Tig Notaro had cancer. “Hello, I have cancer, hello,” were her first words on stage at Largo in 2012. After having been hospitalized for C-Diff and losing her mother, she was diagnosed with breast cancer. Before her double mastectomy, she went on stage to talk about it.

The set went viral. Louie C.K. published the comedy album on his website. I don’t want to make too many sweeping generalizations about Tig’s career, but the album seemed to resonate in ways that her comedy had not before. In the album at one point Tig says, “What if I just transitioned into real jokes?” and members of the audience shouted out, “No! This is amazing.”

There is something special about the set she did, and it represents an interesting trend in comedy that could even demonstrate general trends in television and popular cultural tends.

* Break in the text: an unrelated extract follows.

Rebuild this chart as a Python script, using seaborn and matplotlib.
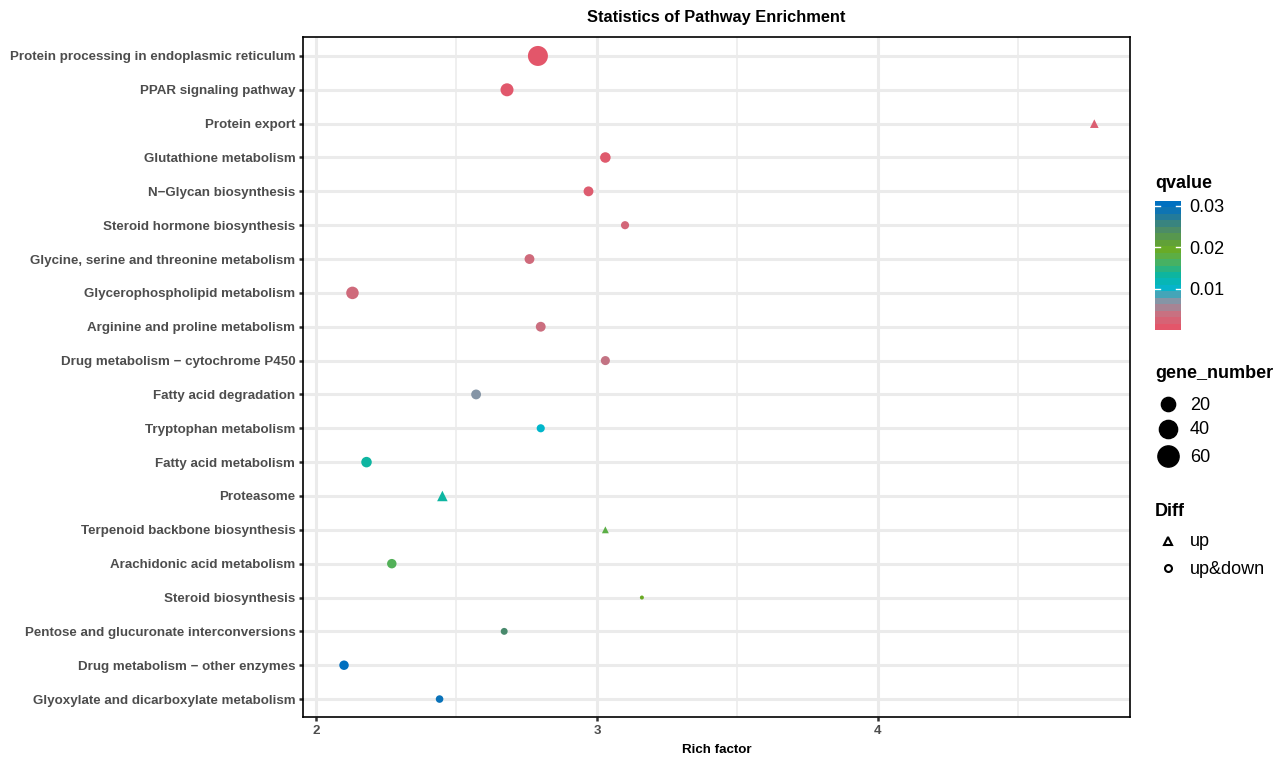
import numpy as np
import pandas as pd
import matplotlib
matplotlib.use("Agg")
import matplotlib.pyplot as plt
import matplotlib.colors as mcolors
import seaborn as sns

plt.rcParams["font.family"] = ["Liberation Sans", "DejaVu Sans"]

# data
pathways = [
    "Protein processing in endoplasmic reticulum",
    "PPAR signaling pathway",
    "Protein export",
    "Glutathione metabolism",
    "N\u2212Glycan biosynthesis",
    "Steroid hormone biosynthesis",
    "Glycine, serine and threonine metabolism",
    "Glycerophospholipid metabolism",
    "Arginine and proline metabolism",
    "Drug metabolism \u2212 cytochrome P450",
    "Fatty acid degradation",
    "Tryptophan metabolism",
    "Fatty acid metabolism",
    "Proteasome",
    "Terpenoid backbone biosynthesis",
    "Arachidonic acid metabolism",
    "Steroid biosynthesis",
    "Pentose and glucuronate interconversions",
    "Drug metabolism \u2212 other enzymes",
    "Glyoxylate and dicarboxylate metabolism",
]
rich_factor = [2.79, 2.68, 4.77, 3.03, 2.97, 3.10, 2.76, 2.13, 2.80, 3.03,
               2.57, 2.80, 2.18, 2.45, 3.03, 2.27, 3.16, 2.67, 2.10, 2.44]
qvalue = [0.0001, 0.0003, 0.0010, 0.0005, 0.0008, 0.0020, 0.0025, 0.0025, 0.0030, 0.0035,
          0.0065, 0.0100, 0.0130, 0.0130, 0.0180, 0.0170, 0.0200, 0.0250, 0.0310, 0.0300]
gene_number = [62, 21, 7, 12, 10, 6, 10, 19, 10, 8,
               10, 6, 12, 12, 4, 9, 2, 4, 9, 5]
diff = ["up&down", "up&down", "up", "up&down", "up&down", "up&down", "up&down", "up&down",
        "up&down", "up&down", "up&down", "up&down", "up&down", "up", "up", "up&down",
        "up&down", "up&down", "up&down", "up&down"]

size_breaks = [20, 40, 60]
q_breaks = [0.01, 0.02, 0.03]

df = pd.DataFrame({"Pathway": pathways, "Rich factor": rich_factor, "qvalue": qvalue,
                   "gene_number": gene_number, "Diff": diff})

# colour scale (red -> grey -> cyan -> green -> blue)
q_min, q_max = 0.0, 0.0312
cmap = mcolors.LinearSegmentedColormap.from_list("qv", [
    (0.0, "#E3566A"), (0.1, "#C97080"), (0.2, "#8E93A3"), (0.32, "#00B6CC"),
    (0.43, "#10B59A"), (0.55, "#55B055"), (0.64, "#6AAA22"), (0.8, "#4A8A6A"),
    (0.96, "#0A72B8"), (1.0, "#0070C0")])
norm = mcolors.Normalize(q_min, q_max)
df["colour"] = [mcolors.to_hex(cmap(norm(q))) for q in df["qvalue"]]

# ggplot-like area scale: diameter grows with sqrt of rescaled value
g_min, g_max = 2, 62
d_min, d_max = 4.0, 20.0  # px


def diam(v):
    return d_min + (d_max - d_min) * np.sqrt((v - g_min) / (g_max - g_min))


size_map = {v: (diam(v) * 0.72) ** 2 for v in sorted(set(gene_number))}

fig = plt.figure(figsize=(12.84, 7.58), dpi=100)
ax = fig.add_axes([303 / 1284, 1 - 717 / 758, 827 / 1284, 680 / 758])

ax.set_axisbelow(True)
sns.scatterplot(data=df, x="Rich factor", y="Pathway", hue="Pathway",
                palette=dict(zip(df["Pathway"], df["colour"])),
                size="gene_number", sizes=size_map, style="Diff",
                markers={"up": "^", "up&down": "o"}, linewidth=0,
                legend=False, ax=ax, zorder=3)

ax.set_xlim(1.954, 4.897)
ax.set_ylim(len(pathways) - 1 + 0.53, -0.56)
ax.set_xticks([2, 3, 4])
ax.set_xticks([2.5, 3.5, 4.5], minor=True)
ax.grid(True, which="major", color="#EBEBEB", linewidth=2.2)
ax.grid(True, which="minor", axis="x", color="#EBEBEB", linewidth=1.1)
ax.tick_params(axis="both", which="major", length=3, width=1.8, color="#333333",
               labelsize=9.6, labelcolor="#4D4D4D", pad=2.5)
ax.tick_params(axis="x", which="minor", length=0)
for lab in ax.get_xticklabels() + ax.get_yticklabels():
    lab.set_fontweight("bold")
for sp in ax.spines.values():
    sp.set_color("black")
    sp.set_linewidth(1.2)

ax.set_xlabel("Rich factor", fontsize=9.6, fontweight="bold", labelpad=5)
ax.set_ylabel("")
ax.set_title("Statistics of Pathway Enrichment", fontsize=11.8, fontweight="bold", pad=11)

# legends drawn on an overlay in pixel coordinates
lax = fig.add_axes([0, 0, 1, 1], facecolor="none")
lax.set_xlim(0, 1284)
lax.set_ylim(758, 0)
lax.axis("off")

fs = 13
lax.text(1155, 183, "qvalue", fontsize=fs, fontweight="bold", va="center")
cax = fig.add_axes([1155 / 1284, 1 - 330 / 758, 26 / 1284, 129 / 758])
binned = mcolors.ListedColormap([cmap(x) for x in np.linspace(0, 1, 20)])
cb = fig.colorbar(plt.cm.ScalarMappable(norm=norm, cmap=binned), cax=cax, ticks=q_breaks)
cb.outline.set_visible(False)
cb.ax.set_yticklabels([f"{t:.2f}" for t in q_breaks])
cb.ax.tick_params(length=0, labelsize=fs, pad=6)
for t in q_breaks:
    cax.plot([0, 0.2], [t, t], color="white", lw=1, transform=cax.get_yaxis_transform())
    cax.plot([0.8, 1], [t, t], color="white", lw=1, transform=cax.get_yaxis_transform())

lax.text(1155, 374, "gene_number", fontsize=fs, fontweight="bold", va="center")
for v, yy in zip(size_breaks, [404, 429, 456]):
    lax.plot(1168, yy, marker="o", color="black", markersize=(diam(v) + 1.5) * 0.72,
             linestyle="")
    lax.text(1190, yy + 1, str(v), fontsize=fs, va="center")

lax.text(1155, 511, "Diff", fontsize=fs, fontweight="bold", va="center")
lax.plot(1168, 541, marker="^", markerfacecolor="none", markeredgecolor="black",
         markeredgewidth=1.5, markersize=5.5, linestyle="")
lax.plot(1168, 568, marker="o", markerfacecolor="none", markeredgecolor="black",
         markeredgewidth=1.5, markersize=5, linestyle="")
lax.text(1190, 542, "up", fontsize=fs, va="center")
lax.text(1190, 569, "up&down", fontsize=fs, va="center")

fig.savefig("out.png", dpi=100)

Personal narrative seems to be driving comedy in a more intense way than ever before.The set was praised by comedians, hailed by critics, and catapulted Tig as a sort of cult comedy hero. Since that set, Tig’s career has exploded. The story about the set and the surrounding year was chronicled in a Netflix documentary. The year was recorded in her memoir, “I’m just a person.” Tig now has a show on Amazon that deals with these highly personal issues called “One Mississippi.”

Tig is not just a standup who talks about cancer. She’s incredibly dry deadpan style that began her career. Her standup special “Boyish Girl Interrupted” tackles her personal tragedies, but mostly demonstrates Tig’s dry style and ability to take a silly story and make it into a ten minute long bit.

This bit on Conan is great, because it addresses her cancer, but it’s not serious. Before I explored Tig’s catalogue, I avoided her because I thought of her as “serious dreary comedian.” But even though a lot of her material tackles serious issues, she also spends most of her time doing silly bits like this.

So her personal narrative is not all Tig relies upon. But it is what gave her a multi-platform career. She is not alone in this. Louie C.K.’s personal style is conveyed both in his standup and his FX show, “Louie.” Pete Holmes, a standup, has a new show coming out HBO chronicling his early years of becoming a standup comedian and the personal trials he went through at the time.

Is personal narrative essential to the multiple platform comic? This is what I will aim to explore over the course of the semester.